Wenn des Nachts in der Gründerzeitvilla die etwas morsche Holztreppe ächzt, das Licht schummrig flackert und ein zarter, leicht modriger Windhauch durch die Stockwerke säuselt, dann ist der Hausgeist wieder unterwegs. Und der lässt auch schon mal jemanden verschwinden. So zumindest die schöne Märe, mit der Konzertveranstalter Markus Hoffmann in der Oetinger Villa nächtigende Künstler immer wieder zu verschrecken vermag. Manch angetrunkener Musiker, der den Weg von der Toilette zurück zum Schlafraum nicht mehr fand, verbrachte daraufhin die dunklen Stunden wimmernd auf dem Klo. Angeblich.
Imposant thront die Oetinger Villa verborgen zwischen Kranichsteiner Straße und dem Studentenwohnheim Karlshof. Umrandet von einem kleinen Park ruht sie dort wie ein gewaltiger Monolith. Wirklich ruhig ist es allerdings selten, denn in der Villa wuselt kreatives Leben.
Ein Blick zurück. Im Jahre 1898 wurde die Oetinger Villa auf dem Gelände des Karlshofes erbaut. Bauherr war August Josef Ludwig Freiherr von Oetinger. Von jener Zeit an bis in die 1960er Jahre war das Gebiet vom Spessartring über den Bürgerpark bis zu den Bahnschienen in Kranichstein kein Wohngebiet, sondern weitgehend landwirtschaftlich genutztes Areal. Die Villa selbst galt als Gutshaus, in der die Familie Oetinger zeitweise lebte. Im November 1960 vererbten die Töchter des Bauherrn die Villa an die Stadt Darmstadt. Danach wurde das Gebäude partiell als Institut für biologische Schädlingsbekämpfung genutzt, bevor im Oktober 1970 die „Initiativgruppe Wohnen“ die oberen Stockwerke besetzte. Wohl Schädlinge im Sinne der Stadtoberen, denn zwei Jahre später wurde das Projekt nach einem heftigen Häuserkampf von der Polizei geräumt. Um den Konflikt etwas zu entschärfen, beschloss die Stadt, die Villa künftig als offenes Jugendzentrum zu nutzen.
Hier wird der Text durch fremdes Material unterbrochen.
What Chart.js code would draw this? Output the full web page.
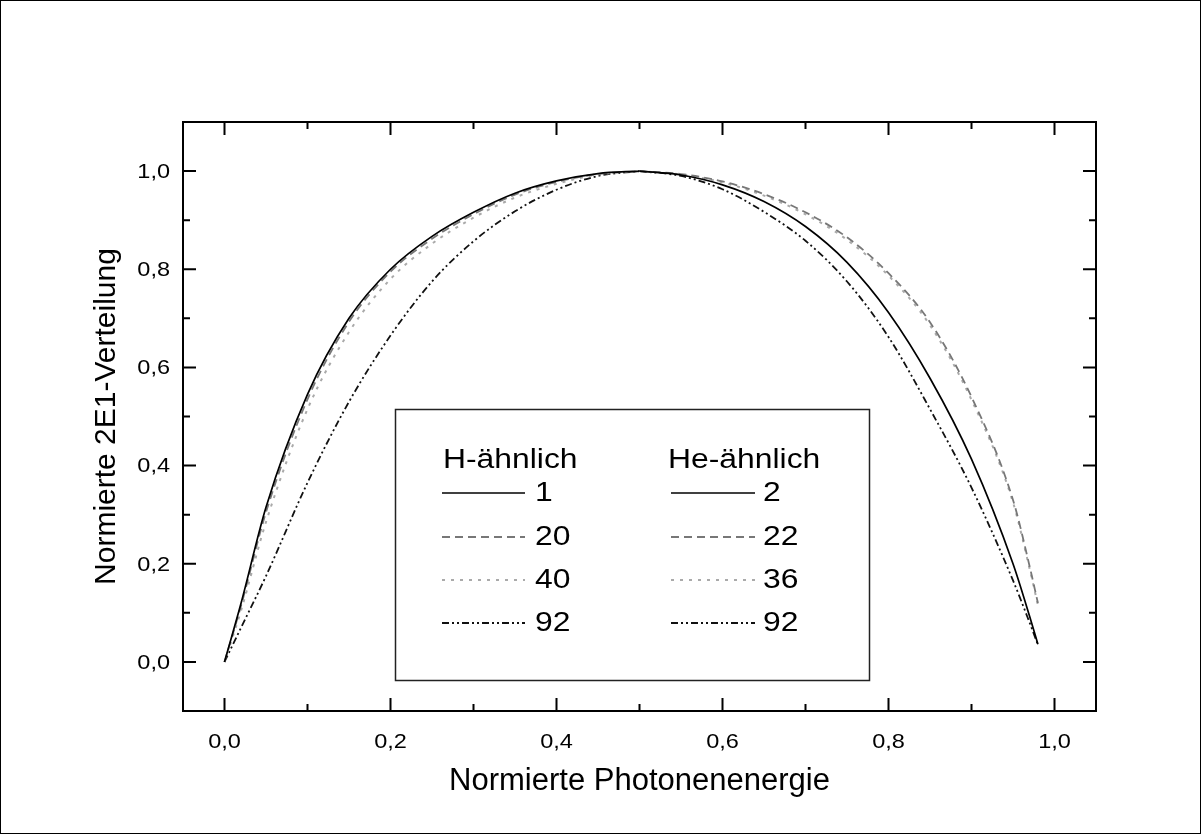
<!DOCTYPE html>
<html>
<head>
<meta charset="utf-8">
<script src="https://cdn.jsdelivr.net/npm/chart.js@4.4.1/dist/chart.umd.min.js"></script>
<style>
  html, body { margin: 0; padding: 0; background: #fff; }
  canvas { display: block; }
</style>
</head>
<body>
<canvas id="chart" width="1201" height="834"></canvas>
<script>
// H-ähnlich: left half (0 .. 0.5)
const xLeft = [0, 0.02, 0.05, 0.1, 0.15, 0.2, 0.25, 0.3, 0.35, 0.4, 0.45, 0.5];
const h1  = [0, 0.12, 0.315, 0.545, 0.70, 0.80, 0.867, 0.916, 0.955, 0.980, 0.995, 1.0];
const h20 = [0, 0.115, 0.305, 0.535, 0.693, 0.795, 0.862, 0.912, 0.952, 0.978, 0.994, 1.0];
const h40 = [0, 0.105, 0.285, 0.515, 0.672, 0.78, 0.852, 0.905, 0.946, 0.974, 0.993, 1.0];
const h92 = [0, 0.07, 0.175, 0.365, 0.53, 0.665, 0.775, 0.857, 0.918, 0.962, 0.990, 1.0];

// He-ähnlich: right half (0.5 .. 0.98)
const xRight = [0.5, 0.55, 0.6, 0.65, 0.7, 0.75, 0.8, 0.85, 0.9, 0.95, 0.97, 0.98];
const he2  = [1, 0.992, 0.972, 0.938, 0.887, 0.814, 0.712, 0.578, 0.413, 0.20, 0.093, 0.036];
const he22 = [1, 0.994, 0.979, 0.953, 0.916, 0.865, 0.792, 0.692, 0.54, 0.33, 0.195, 0.12];
const he36 = [1, 0.993, 0.977, 0.950, 0.912, 0.86, 0.787, 0.686, 0.534, 0.325, 0.19, 0.116];
const he92 = [1, 0.99, 0.963, 0.917, 0.858, 0.775, 0.662, 0.515, 0.355, 0.166, 0.08, 0.035];

// axis ticks
const xTicks = [0, 0.2, 0.4, 0.6, 0.8, 1.0];
const xMinor = [0.1, 0.3, 0.5, 0.7, 0.9];
const yTicks = [0, 0.2, 0.4, 0.6, 0.8, 1.0];
const yMinor = [0.1, 0.3, 0.5, 0.7, 0.9];

const FONT = '"Liberation Sans", Arial, sans-serif';
const fmt = v => v.toFixed(1).replace('.', ',');
const pts = (xs, ys) => xs.map((x, i) => ({ x: x, y: ys[i] }));

// line styles
const styles = {
  solid:  { borderColor: '#000', borderWidth: 1.7, borderDash: [] },
  dash:   { borderColor: '#777', borderWidth: 1.8, borderDash: [8, 5] },
  dot:    { borderColor: '#aaa', borderWidth: 2, borderDash: [3, 6] },
  dashdd: { borderColor: '#111', borderWidth: 1.8, borderDash: [7, 3, 2, 3, 2, 3] }
};

function ds(label, xs, ys, st) {
  return Object.assign({ label: label, data: pts(xs, ys), fill: false, cubicInterpolationMode: 'monotone' }, st);
}

const datasets = [
  ds('1', xLeft, h1, styles.solid),
  ds('20', xLeft, h20, styles.dash),
  ds('40', xLeft, h40, styles.dot),
  ds('92', xLeft, h92, styles.dashdd),
  ds('2', xRight, he2, styles.solid),
  ds('22', xRight, he22, styles.dash),
  ds('36', xRight, he36, styles.dot),
  ds('92', xRight, he92, styles.dashdd)
];

// text slightly wider than tall, as in the original figure
function wideText(ctx, s, x, y, sx) {
  ctx.save();
  ctx.translate(x, y);
  ctx.scale(sx || 1.18, 1);
  ctx.fillText(s, 0, 0);
  ctx.restore();
}

// frame with inward ticks on all four sides, plus tick labels
const frame = {
  id: 'frame',
  afterDatasetsDraw(chart) {
    const { ctx, chartArea: a, scales: { x, y } } = chart;
    ctx.save();
    ctx.strokeStyle = '#000';
    ctx.lineWidth = 2;
    ctx.strokeRect(a.left, a.top, a.right - a.left, a.bottom - a.top);
    ctx.beginPath();
    const xt = (v, len) => {
      const p = x.getPixelForValue(v);
      ctx.moveTo(p, a.bottom); ctx.lineTo(p, a.bottom - len);
      ctx.moveTo(p, a.top); ctx.lineTo(p, a.top + len);
    };
    const yt = (v, len) => {
      const p = y.getPixelForValue(v);
      ctx.moveTo(a.left, p); ctx.lineTo(a.left + len, p);
      ctx.moveTo(a.right, p); ctx.lineTo(a.right - len, p);
    };
    xTicks.forEach(v => xt(v, 13));
    xMinor.forEach(v => xt(v, 7));
    yTicks.forEach(v => yt(v, 13));
    yMinor.forEach(v => yt(v, 7));
    ctx.stroke();

    ctx.fillStyle = '#000';
    ctx.font = '21px ' + FONT;
    ctx.textBaseline = 'middle';
    ctx.textAlign = 'center';
    xTicks.forEach(v => wideText(ctx, fmt(v), x.getPixelForValue(v), a.bottom + 31, 1.12));
    ctx.textAlign = 'right';
    yTicks.forEach(v => wideText(ctx, fmt(v), a.left - 13, y.getPixelForValue(v) + 1, 1.12));
    ctx.restore();
  }
};

// boxed two-column legend + outer border
const legendBox = {
  id: 'legendBox',
  afterDraw(chart) {
    const ctx = chart.ctx;
    const dsets = chart.data.datasets;
    ctx.save();
    ctx.fillStyle = '#fff';
    ctx.fillRect(395, 409, 474, 271);
    ctx.strokeStyle = '#222';
    ctx.lineWidth = 1.5;
    ctx.strokeRect(395.5, 409.5, 474, 271);

    ctx.fillStyle = '#000';
    ctx.font = '27px ' + FONT;
    ctx.textBaseline = 'middle';
    ctx.textAlign = 'left';
    wideText(ctx, 'H-ähnlich', 443, 461);
    wideText(ctx, 'He-ähnlich', 668, 461);

    const rows = [493, 537, 580, 623];
    const cols = [{ x0: 442, x1: 525, tx: 535, off: 0 }, { x0: 671, x1: 755, tx: 763, off: 4 }];
    cols.forEach(c => {
      rows.forEach((ry, i) => {
        const d = dsets[c.off + i];
        ctx.beginPath();
        ctx.strokeStyle = d.borderColor;
        ctx.lineWidth = d.borderWidth;
        ctx.setLineDash(d.borderDash);
        ctx.moveTo(c.x0, ry);
        ctx.lineTo(c.x1, ry);
        ctx.stroke();
        ctx.setLineDash([]);
        ctx.fillStyle = '#000';
        wideText(ctx, d.label, c.tx, ry + 1);
      });
    });

    ctx.strokeStyle = '#000';
    ctx.lineWidth = 1;
    ctx.strokeRect(0.5, 0.5, 1200, 833);
    ctx.restore();
  }
};

new Chart(document.getElementById('chart'), {
  type: 'line',
  data: { datasets: datasets },
  plugins: [frame, legendBox],
  options: {
    responsive: false,
    animation: false,
    layout: { padding: { top: 122, right: 105, left: 0, bottom: 0 } },
    plugins: { legend: { display: false }, tooltip: { enabled: false } },
    elements: { point: { radius: 0 }, line: { tension: 0 } },
    scales: {
      x: {
        type: 'linear',
        min: -0.05,
        max: 1.05,
        afterFit(s) { s.height = 123; },
        afterBuildTicks(s) { s.ticks = xTicks.map(v => ({ value: v })); },
        grid: { display: false },
        border: { display: false },
        ticks: { display: false },
        title: { display: true, text: 'Normierte Photonenenergie', color: '#000', font: { family: FONT, size: 31 }, padding: { top: 0, bottom: 34 } }
      },
      y: {
        type: 'linear',
        min: -0.1,
        max: 1.1,
        afterFit(s) { s.width = 183; },
        afterBuildTicks(s) { s.ticks = yTicks.map(v => ({ value: v })); },
        grid: { display: false },
        border: { display: false },
        ticks: { display: false },
        title: { display: true, text: 'Normierte 2E1-Verteilung', color: '#000', font: { family: FONT, size: 30 }, padding: { top: 89, bottom: 0 } }
      }
    }
  }
});
</script>
</body>
</html>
Es mangelte nie an Aufregung in und um die Oetinger Villa. Da flogen schon mal Fäuste, wenn ungleiche Meinungen aufeinanderprallten. Das zeugt von der Lebendigkeit und Leidenschaft, mit der in und um dieses überregional wahrgenommene Kulturzentrum gekämpft wird. Meist herrsch(t)en aber akkurate Töne vor. Im Jahre 1991 übernahm der Trägerverein „Jugend- und Kulturzentrum Oetinger Villa“ die kulturelle Arbeit. Zahlreiche Gruppierungen mit politischer oder künstlerischer Ausrichtung fanden seitdem in der Gründerzeitvilla ein Domizil. Die ehrenamtliche Organisation von Musikveranstaltungen wurde ein wichtiger Aspekt. „Es dürften mittlerweile mehr als tausend Konzerte sein“, schätzt Markus Hoffmann, einer der derzeitigen Veranstalter und selbst seit 1996 aktiv. Wohl an keinem Ort in Darmstadt gab es über die Jahre mehr lokale wie internationale Bands und Künstler zu bewundern. Genre-Grenzen gibt es keine. Eine charmante Vielfalt, bei der gerne auch mal Extreme ausgelotet werden. Und nicht wenige Bands – als Beispiel Tomte oder Boysetsfire – machten erst „in der Villa“ Station, bevor sie in großen Hallen aufspielten.
Vor zwei Jahren stand die Oetinger Villa im Fokus der Lokalpolitik. „Polen-Institut vs. Jugend-Kulturzentrum“ lautete verkürzt die Debatte. Letztlich waren es aber nur die Eitelkeiten einiger weniger Politiker, die diesen Konflikt zwischen zwei Einrichtungen, jede für sich sinnvoll, heraufbeschworen hatten. Erst eine starke Protestwelle, der Wechsel im Amt des Oberbürgermeisters und parteiübergreifende Vernunft führten zum Kompromiss mit einem längerfristigen Nutzungsrecht für das Kulturzentrum. Der Slogan „Villa bleibt“ war damals allerorts zu vernehmen. Er scheint gewirkt zu haben.